GIVEN REQUEST: Starting with the first line below, extract each line through the one that contains "const phaseSchematicWidth = [1.7, 3.08, 1.0, 6.55];", inclusive, excluding pictures.

COLLECTED DATA:
>>>

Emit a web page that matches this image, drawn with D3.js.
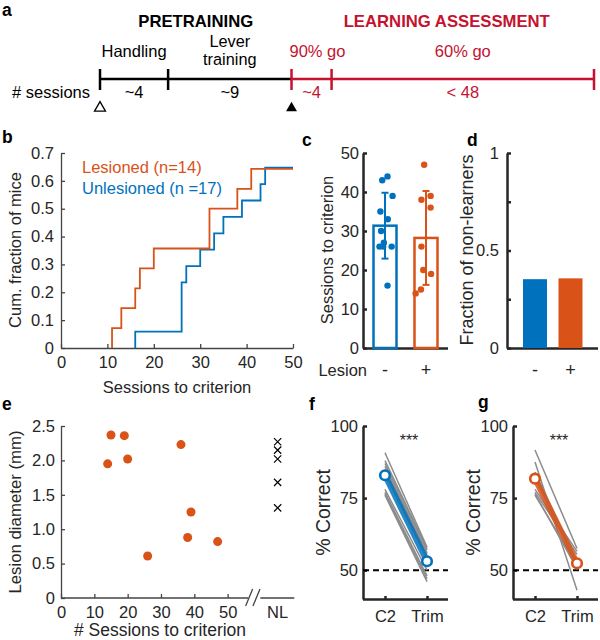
<!DOCTYPE html>
<html><head><meta charset="utf-8">
<script src="https://cdn.jsdelivr.net/npm/d3@7"></script>
<style>body{margin:0;background:#fff}svg{display:block}</style>
</head><body><svg id="fig" width="600" height="640"></svg>
<script>
// ---------------- DATA ----------------
// Panel a (schematic timeline; widths are schematic, not to scale)
const phaseNames = ["Handling", "Lever training", "90% go", "60% go"];
const phaseSessions = ["~4", "~9", "~4", "< 48"];
const phaseGroup = ["PRETRAINING", "PRETRAINING", "LEARNING ASSESSMENT", "LEARNING ASSESSMENT"];
const phaseSchematicWidth = [1.7, 3.08, 1.0, 6.55];

// Panel b: sessions to criterion for each learner (CDF)
const cdfLesioned = [11, 13, 16, 17, 20, 32, 32, 38, 41];
const cdfUnlesioned = [16, 26, 26, 26, 27, 30, 33, 35, 39, 43, 44];
const nLesioned = 14, nUnlesioned = 17;
const legendLabels = ["Lesioned (n=14)", "Unlesioned (n =17)"];

// Panel c: sessions to criterion (learners)
const lesionCats = ["-", "+"];
const sessUnlesioned = [16, 26, 26, 26, 27, 30, 33, 35, 39, 43, 44];
const sessLesioned = [14, 15, 19, 20, 26, 36, 38, 39, 47];
const jitterUnlesioned = [0.11, -0.24, -0.08, 0.29, -0.05, -0.17, 0.12, -0.2, 0.33, -0.12, 0.11];
const jitterLesioned = [-0.45, -0.22, 0.22, -0.12, -0.2, 0.2, -0.2, 0.2, -0.08];

// Panel d: learners / totals
const totals = [17, 14];
const learners = [11, 9];

// Panel e: lesion diameter vs sessions
const eSessions = [14, 15, 19, 20, 26, 36, 38, 39, 47];
const eDiameter = [1.95, 2.37, 2.36, 2.02, 0.61, 2.23, 0.88, 1.25, 0.82];
const nlDiameter = [2.27, 2.15, 2.02, 1.68, 1.31];

// Panels f, g: % correct C2 vs Trim
const conds = ["C2", "Trim"];
const fC2   = [90.7, 88, 87, 86, 85, 84.5, 83.5, 78, 77, 76.5, 76];
const fTrim = [58, 57.5, 57, 56, 55.5, 55, 54, 50, 48, 47, 46];
const gC2   = [91.7, 87.5, 84, 83, 82, 78, 77, 76.5, 76];
const gTrim = [57.5, 43, 53, 52, 51.5, 56.5, 55.5, 50.5, 52];

// ---------------- STYLE ----------------
const BLUE = "#0072BD", ORANGE = "#D95319", RED = "#C4122F", INK = "#262626";
const FONT = '"Liberation Sans", Arial, Helvetica, sans-serif';
const svg = d3.select("#fig").attr("font-family", FONT);

function text(x, y, s, o = {}) {
  const t = svg.append("text").attr("x", x).attr("y", y).text(s)
    .attr("font-size", o.size || 16).attr("fill", o.fill || INK)
    .attr("text-anchor", o.anchor || "start");
  if (o.bold) t.attr("font-weight", "bold");
  if (o.rotate) t.attr("transform", `rotate(-90,${x},${y})`);
  return t;
}
function styleAxis(g, w, col, size) {
  g.attr("font-family", FONT).attr("font-size", size || 16);
  g.selectAll("path.domain").attr("stroke", col).attr("stroke-width", w);
  g.selectAll(".tick line").attr("stroke", col).attr("stroke-width", w);
  g.selectAll(".tick text").attr("fill", INK);
}
// panel letters
[["a", 2, 16], ["b", 2, 143], ["c", 302, 146], ["d", 467, 146], ["e", 2, 410], ["f", 309, 410], ["g", 478, 408]]
  .forEach(([l, x, y]) => text(x, y, l, { bold: true, size: 17.5, fill: "#000" }));

// ---------------- PANEL A ----------------
{
  const cum = [0]; phaseSchematicWidth.forEach(w => cum.push(cum[cum.length - 1] + w));
  const x = d3.scaleLinear().domain([0, cum[cum.length - 1]]).range([100, 594]);
  const ly = 79;
  const colOf = i => phaseGroup[i] === "PRETRAINING" ? "#000" : RED;
  phaseNames.forEach((n, i) => {
    svg.append("line").attr("x1", x(cum[i])).attr("x2", x(cum[i + 1])).attr("y1", ly).attr("y2", ly)
      .attr("stroke", colOf(i)).attr("stroke-width", 2.5);
  });
  cum.forEach((c, i) => {
    const col = i < 2 ? "#000" : RED;
    svg.append("line").attr("x1", x(c)).attr("x2", x(c)).attr("y1", ly - 10).attr("y2", ly + 11)
      .attr("stroke", col).attr("stroke-width", 2.5);
  });
  phaseNames.forEach((n, i) => {
    const cx = (x(cum[i]) + x(cum[i + 1])) / 2;
    const col = colOf(i);
    if (n === "Lever training") {
      text(cx, 47, "Lever", { anchor: "middle", fill: col, size: 16.3 });
      text(cx, 65, "training", { anchor: "middle", fill: col, size: 16.3 });
    } else if (n === "90% go") {
      text(x(cum[i]) - 2, 57, n, { anchor: "start", fill: col, size: 16.5 });
    } else {
      text(cx, 57, n, { anchor: "middle", fill: col, size: 16.5 });
    }
    text(cx, 98, phaseSessions[i], { anchor: "middle", fill: col, size: 16.5 });
  });
  text(90, 98, "# sessions", { anchor: "end", fill: "#000", size: 16.5 });
  const groups = Array.from(new Set(phaseGroup));
  groups.forEach(g => {
    const idx = phaseGroup.map((p, i) => p === g ? i : -1).filter(i => i >= 0);
    const cx = (x(cum[idx[0]]) + x(cum[idx[idx.length - 1] + 1])) / 2;
    text(cx + (g === "PRETRAINING" ? 0 : 4), 27, g, { anchor: "middle", bold: true, size: 16.7, fill: g === "PRETRAINING" ? "#000" : RED });
  });
  const tri = d3.symbol().type(d3.symbolTriangle).size(52);
  svg.append("path").attr("d", tri()).attr("transform", `translate(${x(cum[0])},108)`)
    .attr("fill", "#fff").attr("stroke", "#000").attr("stroke-width", 1.3);
  svg.append("path").attr("d", tri()).attr("transform", `translate(${x(cum[2])},108)`)
    .attr("fill", "#000");
}

// ---------------- PANEL B ----------------
{
  const x = d3.scaleLinear().domain([0, 50]).range([61, 293]);
  const y = d3.scaleLinear().domain([0, 0.7]).range([348, 153]);
  const gx = svg.append("g").attr("transform", `translate(0,${y(0)})`)
    .call(d3.axisBottom(x).ticks(5).tickSizeInner(-4).tickSizeOuter(0).tickPadding(8));
  const gy = svg.append("g").attr("transform", `translate(${x(0)},0)`)
    .call(d3.axisLeft(y).ticks(7).tickSizeInner(-4).tickSizeOuter(0).tickPadding(7).tickFormat(d => d === 0 ? "0" : d3.format(".1f")(d)));
  styleAxis(gx, 1.3, "#444", 16.5); styleAxis(gy, 1.3, "#444", 16.5);
  const line = d3.line().x(d => x(d[0])).y(d => y(d[1])).curve(d3.curveStepAfter);
  function cdf(arr, n) {
    const s = arr.slice().sort((a, b) => a - b);
    const u = Array.from(new Set(s));
    const pts = [[u[0], 0]];
    u.forEach(v => pts.push([v, s.filter(q => q <= v).length / n]));
    pts.push([50, s.length / n]);
    return pts;
  }
  svg.append("path").attr("d", line(cdf(cdfUnlesioned, nUnlesioned))).attr("fill", "none").attr("stroke", BLUE).attr("stroke-width", 1.8);
  svg.append("path").attr("d", line(cdf(cdfLesioned, nLesioned))).attr("fill", "none").attr("stroke", ORANGE).attr("stroke-width", 1.8);
  text(82, 173, legendLabels[0], { fill: ORANGE, size: 16.5 });
  text(82, 194, legendLabels[1], { fill: BLUE, size: 16.5 });
  text(177, 393, "Sessions to criterion", { anchor: "middle", size: 16.5 });
  text(21, 250, "Cum. fraction of mice", { anchor: "middle", size: 16.5, rotate: true });
}

// ---------------- PANEL C ----------------
{
  const x = d3.scalePoint().domain(lesionCats).range([385, 426]);
  const y = d3.scaleLinear().domain([0, 50]).range([348, 153]);
  const bw = 23;
  const gx = svg.append("g").attr("transform", `translate(0,${y(0)})`)
    .call(d3.axisBottom(x).tickSizeInner(-3).tickSizeOuter(0).tickFormat(""));
  gx.select("path.domain").attr("d", `M363,0.5H448`);
  const gy = svg.append("g").attr("transform", `translate(363,0)`)
    .call(d3.axisLeft(y).ticks(5).tickSizeInner(-4).tickSizeOuter(0).tickPadding(4));
  styleAxis(gx, 2.5, INK, 16.5); styleAxis(gy, 2.5, INK, 16.5);
  const sets = [[sessUnlesioned, jitterUnlesioned, BLUE], [sessLesioned, jitterLesioned, ORANGE]];
  sets.forEach(([vals, jit, col], i) => {
    const cx = x(lesionCats[i]);
    const m = d3.mean(vals), sd = d3.deviation(vals);
    svg.append("rect").attr("x", cx - bw / 2).attr("width", bw).attr("y", y(m)).attr("height", y(0) - y(m))
      .attr("fill", "#fff").attr("stroke", col).attr("stroke-width", 2.5);
    svg.append("g").selectAll("circle").data(vals).join("circle")
      .attr("cx", (d, j) => cx + jit[j] * bw).attr("cy", d => y(d)).attr("r", 3.2).attr("fill", col);
    svg.append("line").attr("x1", cx).attr("x2", cx).attr("y1", y(m - sd)).attr("y2", y(m + sd)).attr("stroke", col).attr("stroke-width", 2);
    [m - sd, m + sd].forEach(v => svg.append("line").attr("x1", cx - 3.5).attr("x2", cx + 3.5).attr("y1", y(v)).attr("y2", y(v)).attr("stroke", col).attr("stroke-width", 2));
    text(cx, 376, lesionCats[i], { anchor: "middle", size: 18 });
  });
  text(367, 376, "Lesion", { anchor: "end", size: 16.5 });
  text(333, 250, "Sessions to criterion", { anchor: "middle", size: 16.5, rotate: true });
}

// ---------------- PANEL D ----------------
{
  const x = d3.scalePoint().domain(lesionCats).range([535, 570.5]);
  const y = d3.scaleLinear().domain([0, 1]).range([348, 153]);
  const bw = 24;
  const gx = svg.append("g").attr("transform", `translate(0,${y(0)})`)
    .call(d3.axisBottom(x).tickSize(0).tickFormat(""));
  gx.select("path.domain").attr("d", `M507,0.5H598`);
  const gy = svg.append("g").attr("transform", `translate(507,0)`)
    .call(d3.axisLeft(y).tickValues([0, 0.25, 0.5, 0.75, 1]).tickSizeInner(-4).tickSizeOuter(0).tickPadding(8)
      .tickFormat(d => (d === 0 || d === 0.5 || d === 1) ? String(d) : ""));
  styleAxis(gx, 2.5, INK, 16.5); styleAxis(gy, 2.5, INK, 16.5);
  const frac = totals.map((t, i) => (t - learners[i]) / t);
  svg.append("g").selectAll("rect").data(frac).join("rect")
    .attr("x", (d, i) => x(lesionCats[i]) - bw / 2).attr("width", bw)
    .attr("y", d => y(d)).attr("height", d => y(0) - y(d))
    .attr("fill", (d, i) => i === 0 ? BLUE : ORANGE);
  lesionCats.forEach(c => text(x(c), 376, c, { anchor: "middle", size: 18 }));
  text(473, 250, "Fraction of non-learners", { anchor: "middle", size: 18, rotate: true });
}

// ---------------- PANEL E ----------------
{
  const x = d3.scaleLinear().domain([0, 70]).range([61, 294.3]);
  const y = d3.scaleLinear().domain([0, 2.5]).range([598, 426]);
  const nlPos = 65;
  const gx = svg.append("g").attr("transform", `translate(0,${y(0)})`)
    .call(d3.axisBottom(x).tickValues([0, 10, 20, 30, 40, 50]).tickSizeInner(-4).tickSizeOuter(0).tickPadding(8));
  gx.select("path.domain").attr("d", `M${x(0)},0H${x(56.2)}M${x(59.8)},0H${x(70)}`);
  const gy = svg.append("g").attr("transform", `translate(${x(0)},0)`)
    .call(d3.axisLeft(y).ticks(5).tickSizeInner(-4).tickSizeOuter(0).tickPadding(6)
      .tickFormat(d => d === 0 ? "0" : d3.format(".1f")(d)));
  styleAxis(gx, 1.3, "#444", 16.5); styleAxis(gy, 1.3, "#444", 16.5);
  // axis break
  [55.4, 57.6].forEach(v => svg.append("line").attr("x1", x(v)).attr("x2", x(v) + 7).attr("y1", y(0) + 8).attr("y2", y(0) - 9)
    .attr("stroke", "#444").attr("stroke-width", 1.3));
  gx.append("text").attr("x", x(nlPos)).attr("y", 8).attr("dy", "0.71em").attr("text-anchor", "middle").attr("fill", INK).text("NL");
  svg.append("g").selectAll("circle").data(eSessions).join("circle")
    .attr("cx", d => x(d)).attr("cy", (d, i) => y(eDiameter[i])).attr("r", 4.5).attr("fill", ORANGE);
  const cross = d3.symbol().type(d3.symbolX).size(36);
  svg.append("g").selectAll("path").data(nlDiameter).join("path")
    .attr("d", cross()).attr("transform", d => `translate(${x(nlPos)},${y(d)})`)
    .attr("fill", "none").attr("stroke", "#000").attr("stroke-width", 1.2);
  text(160, 636, "# Sessions to criterion", { anchor: "middle", size: 17.5 });
  text(21, 512, "Lesion diameter (mm)", { anchor: "middle", size: 16.8, rotate: true });
}

// ---------------- PANELS F, G ----------------
function pairPanel(x0, x1, cx0, cx1, c2, trim, col) {
  const x = d3.scalePoint().domain(conds).range([cx0, cx1]);
  const y = d3.scaleLinear().domain([40, 100]).range([599, 426]);
  const gx = svg.append("g").attr("transform", `translate(0,${y(40)})`)
    .call(d3.axisBottom(x).tickSizeInner(-3).tickSizeOuter(0).tickPadding(11));
  gx.select("path.domain").attr("d", `M${x0},0.5H${x1}`);
  const gy = svg.append("g").attr("transform", `translate(${x0},0)`)
    .call(d3.axisLeft(y).tickValues([50, 75, 100]).tickSizeInner(-4).tickSizeOuter(0).tickPadding(5));
  styleAxis(gx, 2.5, INK, 16.5); styleAxis(gy, 2.5, INK, 16.5);
  svg.append("line").attr("x1", x0).attr("x2", x1).attr("y1", y(50)).attr("y2", y(50))
    .attr("stroke", "#000").attr("stroke-width", 2).attr("stroke-dasharray", "6,4");
  svg.append("g").selectAll("line").data(c2).join("line")
    .attr("x1", x("C2")).attr("x2", x("Trim")).attr("y1", d => y(d)).attr("y2", (d, i) => y(trim[i]))
    .attr("stroke", "#8c8c8c").attr("stroke-width", 1.5);
  const m0 = d3.mean(c2), m1 = d3.mean(trim);
  svg.append("line").attr("x1", x("C2")).attr("x2", x("Trim")).attr("y1", y(m0)).attr("y2", y(m1))
    .attr("stroke", col).attr("stroke-width", 6).attr("stroke-opacity", 0.85);
  [[x("C2"), m0], [x("Trim"), m1]].forEach(([cx, m]) => svg.append("circle").attr("cx", cx).attr("cy", y(m)).attr("r", 4.8)
    .attr("fill", "#fff").attr("stroke", col).attr("stroke-width", 2.6));
  text((cx0 + cx1) / 2 + 3, 446, "***", { anchor: "middle", size: 16 });
  text(x0 - 33, y(70), "% Correct", { anchor: "middle", size: 19.5, rotate: true });
}
pairPanel(363, 448, 385, 427, fC2, fTrim, BLUE);
pairPanel(513, 598, 535, 577, gC2, gTrim, ORANGE);
</script></body></html>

<<<

ANSWER TO THE EXERCISE:
Emit a web page that matches this image, drawn with D3.js.
<!DOCTYPE html>
<html><head><meta charset="utf-8">
<script src="https://cdn.jsdelivr.net/npm/d3@7"></script>
<style>body{margin:0;background:#fff}svg{display:block}</style>
</head><body><svg id="fig" width="600" height="640"></svg>
<script>
// ---------------- DATA ----------------
// Panel a (schematic timeline; widths are schematic, not to scale)
const phaseNames = ["Handling", "Lever training", "90% go", "60% go"];
const phaseSessions = ["~4", "~9", "~4", "< 48"];
const phaseGroup = ["PRETRAINING", "PRETRAINING", "LEARNING ASSESSMENT", "LEARNING ASSESSMENT"];
const phaseSchematicWidth = [1.7, 3.08, 1.0, 6.55];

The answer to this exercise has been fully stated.